Zakopane's second annual "In The Heights" chamber music festival began with a program that affirmed the eternal strength of Polish music and musicians and allowed Polish audiences yet another opportunity to hear renowned British pianist Jonathan Plowright.

Playing in the magnificent, recently-built Holy Cross Church, where the rich, live acoustics enhanced the listening experience, Plowright, artistic director and virtuoso violinist Janusz Wawrowski and some of Poland's outstanding young string players played a concert in which Robert Schumann's Opus 44 Quintet was presumably the centerpiece but was nearly outflanked by 19th century composers Ignacy Feliks Dobrzynski and Juliusz Zarebski.


Dobrzynski's Sextet, written a year before Schumann's Quintet for the unusual combination of pairs of violins and cellos, viola and double bass, is a big, beautiful work with enchanting concertante parts for the first violin and cello.

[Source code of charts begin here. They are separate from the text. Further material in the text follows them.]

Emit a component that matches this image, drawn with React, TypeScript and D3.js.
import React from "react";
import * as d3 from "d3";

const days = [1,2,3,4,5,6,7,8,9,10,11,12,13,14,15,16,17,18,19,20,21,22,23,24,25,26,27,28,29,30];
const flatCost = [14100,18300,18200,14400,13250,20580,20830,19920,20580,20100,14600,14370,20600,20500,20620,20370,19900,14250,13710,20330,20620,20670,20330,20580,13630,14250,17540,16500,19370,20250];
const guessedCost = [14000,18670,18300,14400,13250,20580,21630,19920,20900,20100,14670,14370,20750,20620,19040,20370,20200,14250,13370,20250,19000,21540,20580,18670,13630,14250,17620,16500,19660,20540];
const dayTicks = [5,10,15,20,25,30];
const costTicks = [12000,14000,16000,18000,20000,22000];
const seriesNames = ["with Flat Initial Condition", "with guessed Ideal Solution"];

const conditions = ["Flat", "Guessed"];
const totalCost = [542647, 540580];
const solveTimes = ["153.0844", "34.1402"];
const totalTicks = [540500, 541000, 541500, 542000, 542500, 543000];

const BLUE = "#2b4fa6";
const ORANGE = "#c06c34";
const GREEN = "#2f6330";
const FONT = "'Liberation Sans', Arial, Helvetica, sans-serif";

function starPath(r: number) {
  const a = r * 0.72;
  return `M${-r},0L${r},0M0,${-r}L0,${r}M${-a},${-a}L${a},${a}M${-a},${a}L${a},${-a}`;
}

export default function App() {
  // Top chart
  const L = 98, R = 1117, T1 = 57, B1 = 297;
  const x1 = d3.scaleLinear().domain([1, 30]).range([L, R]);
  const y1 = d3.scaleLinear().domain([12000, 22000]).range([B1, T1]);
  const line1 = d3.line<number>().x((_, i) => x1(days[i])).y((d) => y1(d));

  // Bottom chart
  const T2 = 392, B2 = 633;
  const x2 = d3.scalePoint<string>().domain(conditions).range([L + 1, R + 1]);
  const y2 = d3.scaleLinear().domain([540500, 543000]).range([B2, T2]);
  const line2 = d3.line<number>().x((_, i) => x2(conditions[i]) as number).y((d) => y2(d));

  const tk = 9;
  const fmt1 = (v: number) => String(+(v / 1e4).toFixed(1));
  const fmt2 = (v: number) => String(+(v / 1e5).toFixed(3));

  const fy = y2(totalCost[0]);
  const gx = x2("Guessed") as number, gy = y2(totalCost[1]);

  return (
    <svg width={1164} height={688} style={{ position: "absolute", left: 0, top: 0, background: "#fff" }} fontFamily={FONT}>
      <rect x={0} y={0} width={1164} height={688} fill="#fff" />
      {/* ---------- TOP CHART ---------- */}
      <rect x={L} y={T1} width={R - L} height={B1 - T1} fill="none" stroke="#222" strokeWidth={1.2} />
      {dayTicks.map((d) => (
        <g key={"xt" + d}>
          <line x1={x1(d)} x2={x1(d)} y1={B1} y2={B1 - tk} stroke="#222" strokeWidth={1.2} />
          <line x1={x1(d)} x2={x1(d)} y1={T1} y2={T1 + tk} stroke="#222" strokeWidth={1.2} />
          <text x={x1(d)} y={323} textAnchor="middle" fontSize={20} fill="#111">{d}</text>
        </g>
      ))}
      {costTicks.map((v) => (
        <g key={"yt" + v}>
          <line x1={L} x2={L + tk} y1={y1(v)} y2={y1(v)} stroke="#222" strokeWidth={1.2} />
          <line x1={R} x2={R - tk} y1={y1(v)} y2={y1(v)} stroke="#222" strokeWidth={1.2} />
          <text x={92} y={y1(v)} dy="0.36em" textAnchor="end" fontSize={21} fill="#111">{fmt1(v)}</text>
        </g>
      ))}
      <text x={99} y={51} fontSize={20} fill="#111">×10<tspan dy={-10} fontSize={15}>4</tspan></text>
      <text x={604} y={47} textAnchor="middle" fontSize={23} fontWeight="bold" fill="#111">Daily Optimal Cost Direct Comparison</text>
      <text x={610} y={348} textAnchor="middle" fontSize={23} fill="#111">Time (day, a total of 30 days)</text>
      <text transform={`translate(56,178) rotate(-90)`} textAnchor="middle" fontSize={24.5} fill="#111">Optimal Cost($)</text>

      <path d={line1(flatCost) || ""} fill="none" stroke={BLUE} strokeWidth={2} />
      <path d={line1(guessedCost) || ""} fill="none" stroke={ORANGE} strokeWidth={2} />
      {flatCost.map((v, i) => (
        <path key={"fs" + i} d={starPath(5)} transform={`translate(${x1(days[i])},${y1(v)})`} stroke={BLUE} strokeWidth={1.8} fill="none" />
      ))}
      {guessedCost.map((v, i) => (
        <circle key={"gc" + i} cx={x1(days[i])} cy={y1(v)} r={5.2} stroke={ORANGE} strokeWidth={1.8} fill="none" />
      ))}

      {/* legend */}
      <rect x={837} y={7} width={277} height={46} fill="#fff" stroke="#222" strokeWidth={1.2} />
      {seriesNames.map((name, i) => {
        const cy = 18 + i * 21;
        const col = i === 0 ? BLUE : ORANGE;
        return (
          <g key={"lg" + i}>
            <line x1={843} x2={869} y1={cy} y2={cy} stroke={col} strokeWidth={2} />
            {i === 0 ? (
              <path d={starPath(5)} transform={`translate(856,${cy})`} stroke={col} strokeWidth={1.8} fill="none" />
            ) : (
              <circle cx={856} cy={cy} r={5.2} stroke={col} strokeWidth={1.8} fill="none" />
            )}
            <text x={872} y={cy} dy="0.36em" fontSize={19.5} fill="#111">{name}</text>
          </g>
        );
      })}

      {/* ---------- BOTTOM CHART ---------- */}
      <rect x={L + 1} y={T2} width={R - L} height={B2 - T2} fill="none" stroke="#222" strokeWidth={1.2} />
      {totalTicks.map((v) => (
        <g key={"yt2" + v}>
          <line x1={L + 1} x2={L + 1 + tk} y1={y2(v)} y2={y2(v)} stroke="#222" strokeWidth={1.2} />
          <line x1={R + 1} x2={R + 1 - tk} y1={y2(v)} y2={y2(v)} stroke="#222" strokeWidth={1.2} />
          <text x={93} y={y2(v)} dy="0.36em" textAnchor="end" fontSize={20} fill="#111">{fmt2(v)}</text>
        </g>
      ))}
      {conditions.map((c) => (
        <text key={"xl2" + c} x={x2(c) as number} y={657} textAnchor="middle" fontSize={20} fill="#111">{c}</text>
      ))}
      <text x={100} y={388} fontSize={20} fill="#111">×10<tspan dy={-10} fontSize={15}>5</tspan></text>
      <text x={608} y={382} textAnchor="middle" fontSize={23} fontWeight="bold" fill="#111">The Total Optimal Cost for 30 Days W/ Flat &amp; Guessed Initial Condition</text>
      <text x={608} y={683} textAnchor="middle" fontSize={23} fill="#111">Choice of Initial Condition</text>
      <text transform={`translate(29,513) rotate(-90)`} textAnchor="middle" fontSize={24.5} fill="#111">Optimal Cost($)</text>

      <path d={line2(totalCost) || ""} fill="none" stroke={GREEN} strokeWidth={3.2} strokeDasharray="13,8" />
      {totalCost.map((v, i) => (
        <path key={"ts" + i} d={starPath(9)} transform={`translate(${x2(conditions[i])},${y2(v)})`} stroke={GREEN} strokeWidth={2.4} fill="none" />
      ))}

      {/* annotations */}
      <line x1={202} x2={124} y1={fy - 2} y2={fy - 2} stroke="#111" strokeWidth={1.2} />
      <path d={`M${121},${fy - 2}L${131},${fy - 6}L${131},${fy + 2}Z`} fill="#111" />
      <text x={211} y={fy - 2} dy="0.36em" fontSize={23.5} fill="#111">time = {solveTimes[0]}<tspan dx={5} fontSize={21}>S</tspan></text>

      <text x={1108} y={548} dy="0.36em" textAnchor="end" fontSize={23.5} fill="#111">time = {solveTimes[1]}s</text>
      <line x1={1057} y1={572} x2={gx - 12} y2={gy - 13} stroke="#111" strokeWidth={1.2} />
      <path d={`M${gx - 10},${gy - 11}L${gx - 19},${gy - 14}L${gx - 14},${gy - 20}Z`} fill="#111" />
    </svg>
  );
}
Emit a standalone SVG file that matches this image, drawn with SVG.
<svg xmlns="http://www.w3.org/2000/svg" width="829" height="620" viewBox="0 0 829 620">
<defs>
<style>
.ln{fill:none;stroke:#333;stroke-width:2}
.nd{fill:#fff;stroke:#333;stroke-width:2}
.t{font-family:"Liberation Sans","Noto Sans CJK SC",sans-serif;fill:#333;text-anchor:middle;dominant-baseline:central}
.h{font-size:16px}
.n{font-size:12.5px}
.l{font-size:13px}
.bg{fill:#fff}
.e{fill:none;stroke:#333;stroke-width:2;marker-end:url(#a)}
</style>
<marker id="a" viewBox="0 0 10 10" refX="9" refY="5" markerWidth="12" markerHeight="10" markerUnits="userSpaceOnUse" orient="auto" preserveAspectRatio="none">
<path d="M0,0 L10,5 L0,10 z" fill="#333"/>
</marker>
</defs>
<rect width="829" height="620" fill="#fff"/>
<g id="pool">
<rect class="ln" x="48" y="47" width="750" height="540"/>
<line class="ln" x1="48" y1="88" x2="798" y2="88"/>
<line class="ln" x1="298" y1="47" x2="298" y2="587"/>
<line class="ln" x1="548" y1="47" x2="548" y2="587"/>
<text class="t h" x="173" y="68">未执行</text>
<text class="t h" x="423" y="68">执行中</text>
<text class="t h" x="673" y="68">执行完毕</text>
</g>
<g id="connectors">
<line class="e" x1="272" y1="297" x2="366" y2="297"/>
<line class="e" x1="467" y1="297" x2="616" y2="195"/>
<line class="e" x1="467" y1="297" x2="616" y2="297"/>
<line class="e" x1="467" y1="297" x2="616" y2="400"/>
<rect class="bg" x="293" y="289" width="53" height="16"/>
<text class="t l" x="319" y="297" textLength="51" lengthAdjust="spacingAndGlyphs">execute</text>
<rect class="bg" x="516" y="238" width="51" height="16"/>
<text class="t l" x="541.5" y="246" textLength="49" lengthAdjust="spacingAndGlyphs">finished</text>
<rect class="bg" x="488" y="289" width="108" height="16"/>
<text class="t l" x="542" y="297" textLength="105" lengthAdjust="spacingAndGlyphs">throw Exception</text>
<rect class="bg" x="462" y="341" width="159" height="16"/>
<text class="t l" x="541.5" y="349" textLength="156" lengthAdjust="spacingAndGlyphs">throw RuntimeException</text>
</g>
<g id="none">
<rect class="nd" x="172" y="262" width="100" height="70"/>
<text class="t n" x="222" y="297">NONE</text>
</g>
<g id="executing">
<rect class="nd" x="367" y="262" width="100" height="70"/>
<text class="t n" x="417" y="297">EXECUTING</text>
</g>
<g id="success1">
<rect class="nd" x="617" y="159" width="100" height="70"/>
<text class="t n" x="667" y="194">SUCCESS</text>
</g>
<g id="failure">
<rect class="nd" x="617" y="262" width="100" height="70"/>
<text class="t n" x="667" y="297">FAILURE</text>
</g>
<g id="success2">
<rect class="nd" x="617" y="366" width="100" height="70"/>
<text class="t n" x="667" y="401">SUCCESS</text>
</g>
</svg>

After the elegant "Allegro moderate ed espressivo," miraculous chains of trills introduce the "Menuetto" with impressive if retro echos of middle Beethoven, offering cellist Kwiatkowski the opportunity to play trills and turns that dazzle with their eloquence. After a poignant "Elegia," the high spirits and challenging technical demands of the Finale brought the audience to its feet.

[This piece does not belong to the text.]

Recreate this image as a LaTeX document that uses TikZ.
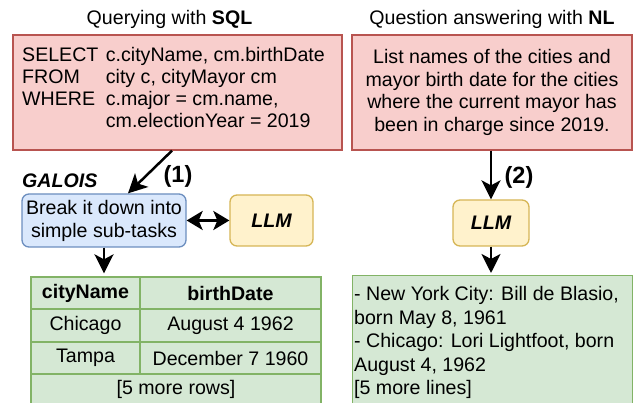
\documentclass[tikz,border=0pt]{standalone}
\usepackage{fontspec}
\setmainfont{Liberation Sans}
\usetikzlibrary{arrows.meta,calc}
\definecolor{redfill}{HTML}{F8CECC}
\definecolor{redline}{HTML}{B85450}
\definecolor{bluefill}{HTML}{DAE8FC}
\definecolor{blueline}{HTML}{6C8EBF}
\definecolor{yelfill}{HTML}{FFF2CC}
\definecolor{yelline}{HTML}{D6B656}
\definecolor{grnfill}{HTML}{D5E8D4}
\definecolor{grnline}{HTML}{82B366}
\begin{document}
\begin{tikzpicture}[x=1pt,y=-1pt,
  every node/.style={font=\fontsize{19.6}{23}\selectfont, inner sep=0pt},
  redbox/.style={draw=redline, fill=redfill, line width=1.3pt},
  bluebox/.style={draw=blueline, fill=bluefill, line width=1.3pt, rounded corners=7pt, align=center},
  llmbox/.style={draw=yelline, fill=yelfill, line width=1.3pt, rounded corners=7pt, font=\fontsize{19.6}{23}\selectfont\bfseries\itshape},
  cell/.style={draw=grnline, fill=grnfill, line width=1.3pt},
  arr/.style={line width=2.5pt, -{Stealth[length=19pt,width=19pt,inset=5pt]}},
  dblarr/.style={line width=2.5pt, {Stealth[length=16pt,width=19pt,inset=4pt]}-{Stealth[length=16pt,width=19pt,inset=4pt]}},
  lbl/.style={font=\fontsize{23.5}{26}\selectfont\bfseries}]
\useasboundingbox (0,0) rectangle (633,403);
\clip (0,0) rectangle (633,403);
\fill[white] (0,0) rectangle (633,403);
% titles
\node (title1) at (169.5,19) {Querying with \textbf{SQL}};
\node (title2) at (492,19) {Question answering with \textbf{NL}};
% query boxes
\node[redbox, minimum width=329pt, minimum height=115pt] (sqlbox) at (177.5,92.5) {};
\node[anchor=base west, align=left, font=\fontsize{19.6}{22}\selectfont] (sqltext) at (22,128)
  {\makebox[83.7pt][l]{SELECT}c.cityName, cm.birthDate\\
   \makebox[83.7pt][l]{FROM}city c, cityMayor cm\\
   \makebox[83.7pt][l]{WHERE}c.major = cm.name,\\
   \makebox[83.7pt][l]{}cm.electionYear = 2019};
\node[redbox, minimum width=280pt, minimum height=115pt, align=center, font=\fontsize{19.6}{22.7}\selectfont] (nlbox) at (492,92.5)
  {List names of the cities and\\mayor birth date for the cities\\where the current mayor has\\been in charge since 2019.};
% left pipeline
\node[anchor=west, font=\fontsize{19.6}{23}\selectfont\bfseries\itshape] (galois) at (22,181) {GALOIS};
\node[bluebox, minimum width=164pt, minimum height=53pt] (blue) at (104,220.5) {Break it down into\\simple sub-tasks};
\node[llmbox, minimum width=83pt, minimum height=51pt] (llm1) at (271.5,220.5) {LLM};
\node[lbl] (lbl1) at (178,176) {(1)};
% table
\node[cell, minimum width=109pt, minimum height=32pt] (c11) at (85.5,293) {\textbf{cityName}};
\node[cell, minimum width=181pt, minimum height=32pt] (c12) at (230.5,293) {\textbf{birthDate}};
\node[cell, minimum width=109pt, minimum height=33pt] (c21) at (85.5,325.5) {Chicago};
\node[cell, minimum width=181pt, minimum height=33pt] (c22) at (230.5,325.5) {August 4 1962};
\node[cell, minimum width=109pt, minimum height=32pt] (c31) at (85.5,358) {Tampa};
\node[cell, minimum width=181pt, minimum height=32pt] (c32) at (230.5,358) {December 7 1960};
\node[cell, minimum width=290pt, minimum height=30pt] (c41) at (176,389) {[5 more rows]};
% right pipeline
\node[llmbox, minimum width=76pt, minimum height=46pt] (llm2) at (491,223) {LLM};
\node[lbl] (lbl2) at (519,177) {(2)};
\node[cell, anchor=north west, minimum width=280pt, minimum height=140pt] (green) at (352,275) {};
\node[anchor=base west, align=left, font=\fontsize{19.6}{23.5}\selectfont] (greentext) at (354,394.7)
  {- New York City: Bill de Blasio,\\born May 8, 1961\\- Chicago: Lori Lightfoot, born\\August 4, 1962\\{[5 more lines]}};
% connectors
\draw[arr] ([xshift=-5.5pt]sqlbox.south) -- ([xshift=24pt]blue.north);
\draw[dblarr] (blue.east) -- (llm1.west);
\draw[arr] (blue.south) -- ([yshift=3pt]blue.south |- c11.north);
\draw[arr] (llm2.north |- nlbox.south) -- (llm2.north);
\draw[arr] (llm2.south) -- ([yshift=2pt]llm2.south |- green.north);
\end{tikzpicture}
\end{document}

Emotional storm clouds frequently pass over Zarebski's deeply moving Quintet, residing moodily in a late 19th century parallel universe haunted by Liszt, which has the feel of sadness and death about it, not surprising since the composer died after its composition at the age 31 from tuberculosis. The performance married Plowright's unique combination of command and compassion with the quartet's heartbreaking beauty of tone and phrasing. The music cries out for a wide audience, and Hyperion should be alerted that Plowright and the Polish musicians would be a worthy and more accessible competitor to the Warsaw Quintet on Dux and Wojciech Switala and the Royal String Quartet on BelArTon.

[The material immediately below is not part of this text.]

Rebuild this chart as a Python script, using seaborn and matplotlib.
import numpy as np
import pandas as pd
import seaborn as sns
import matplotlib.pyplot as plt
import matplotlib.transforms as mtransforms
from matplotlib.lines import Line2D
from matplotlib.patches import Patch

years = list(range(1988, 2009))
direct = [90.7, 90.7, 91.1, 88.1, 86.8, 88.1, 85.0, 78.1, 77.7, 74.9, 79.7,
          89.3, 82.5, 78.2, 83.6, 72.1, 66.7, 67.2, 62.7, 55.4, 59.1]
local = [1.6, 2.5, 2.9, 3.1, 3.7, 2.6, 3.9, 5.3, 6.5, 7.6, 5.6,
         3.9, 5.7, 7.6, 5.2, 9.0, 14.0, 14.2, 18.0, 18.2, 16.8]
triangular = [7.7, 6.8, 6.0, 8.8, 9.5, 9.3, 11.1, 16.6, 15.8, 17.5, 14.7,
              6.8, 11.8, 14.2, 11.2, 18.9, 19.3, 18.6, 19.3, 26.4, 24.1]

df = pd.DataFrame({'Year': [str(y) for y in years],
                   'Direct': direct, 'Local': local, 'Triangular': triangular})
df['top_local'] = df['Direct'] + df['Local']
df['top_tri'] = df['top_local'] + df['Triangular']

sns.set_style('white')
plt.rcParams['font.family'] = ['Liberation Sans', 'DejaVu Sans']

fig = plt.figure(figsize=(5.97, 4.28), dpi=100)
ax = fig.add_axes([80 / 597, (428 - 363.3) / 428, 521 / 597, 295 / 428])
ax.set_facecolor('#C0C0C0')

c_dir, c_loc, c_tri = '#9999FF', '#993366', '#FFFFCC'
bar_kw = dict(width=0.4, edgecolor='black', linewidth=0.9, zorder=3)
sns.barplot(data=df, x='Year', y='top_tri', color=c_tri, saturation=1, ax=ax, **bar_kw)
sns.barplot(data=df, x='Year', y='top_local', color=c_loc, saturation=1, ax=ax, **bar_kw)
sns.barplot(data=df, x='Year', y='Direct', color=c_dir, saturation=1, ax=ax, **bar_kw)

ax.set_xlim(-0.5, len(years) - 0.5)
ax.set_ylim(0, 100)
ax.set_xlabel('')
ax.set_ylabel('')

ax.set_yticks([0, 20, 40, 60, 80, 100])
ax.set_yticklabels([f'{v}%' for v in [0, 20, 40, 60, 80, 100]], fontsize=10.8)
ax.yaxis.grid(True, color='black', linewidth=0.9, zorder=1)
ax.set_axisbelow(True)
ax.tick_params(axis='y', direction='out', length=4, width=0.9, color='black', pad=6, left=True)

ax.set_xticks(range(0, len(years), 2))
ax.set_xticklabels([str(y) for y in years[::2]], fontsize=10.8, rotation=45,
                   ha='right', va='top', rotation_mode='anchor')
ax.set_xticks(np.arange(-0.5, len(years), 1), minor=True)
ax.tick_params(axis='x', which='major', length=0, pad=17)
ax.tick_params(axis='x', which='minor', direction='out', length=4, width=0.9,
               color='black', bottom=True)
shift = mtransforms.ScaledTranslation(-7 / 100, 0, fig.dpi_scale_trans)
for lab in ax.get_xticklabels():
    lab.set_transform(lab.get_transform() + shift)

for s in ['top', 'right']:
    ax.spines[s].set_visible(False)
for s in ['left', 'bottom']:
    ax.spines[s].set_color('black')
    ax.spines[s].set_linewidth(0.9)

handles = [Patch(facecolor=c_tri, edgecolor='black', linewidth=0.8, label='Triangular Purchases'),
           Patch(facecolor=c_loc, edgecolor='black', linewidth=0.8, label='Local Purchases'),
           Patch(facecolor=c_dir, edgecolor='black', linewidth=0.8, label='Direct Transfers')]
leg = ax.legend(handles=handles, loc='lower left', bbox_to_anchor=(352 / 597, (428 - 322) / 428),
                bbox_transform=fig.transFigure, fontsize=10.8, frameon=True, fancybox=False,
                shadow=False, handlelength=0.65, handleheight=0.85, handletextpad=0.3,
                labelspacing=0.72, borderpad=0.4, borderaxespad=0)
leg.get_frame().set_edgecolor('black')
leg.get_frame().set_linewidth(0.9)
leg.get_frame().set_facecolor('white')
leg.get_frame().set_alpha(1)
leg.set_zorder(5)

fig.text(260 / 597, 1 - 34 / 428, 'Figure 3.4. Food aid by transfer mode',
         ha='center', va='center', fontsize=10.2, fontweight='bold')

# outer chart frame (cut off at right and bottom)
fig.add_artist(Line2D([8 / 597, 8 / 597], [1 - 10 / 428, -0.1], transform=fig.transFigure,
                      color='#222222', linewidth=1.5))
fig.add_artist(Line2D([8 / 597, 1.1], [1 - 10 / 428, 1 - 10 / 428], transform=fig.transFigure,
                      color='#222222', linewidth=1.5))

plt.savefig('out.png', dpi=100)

In between Dobrzynski and Zarebski, Robert Schumann's Quintet received a performance of stunning power and poetry. Jonathan Plowright, who in addition to his international fame has won a following in Poland for his championing of composers like Stojowski and Paderewski, contributed playing of controlled, dynamic fluency, injecting energy at various critical points when most pianists let the tempo slow briefly and the momentum drag. The string players, led by Jakub Jakowicz (rotating during the evening with his colleague Wawrowski), complemented Plowright's pianistic prowess with moments of pure ecstasy.

Throughout the evening, Wawrowski showed an extraordinary ability to float phrases, produce a tone in his fiddle's low registers that was unusually dark and seductive, almost like a violist's, and display the seamless, note-perfect virtuosity which his recent recording of the 24 Paganini Caprices showed off to such stunning advantage.

As if the music and the setting weren't enough, admission to the Festival's opening concert was free.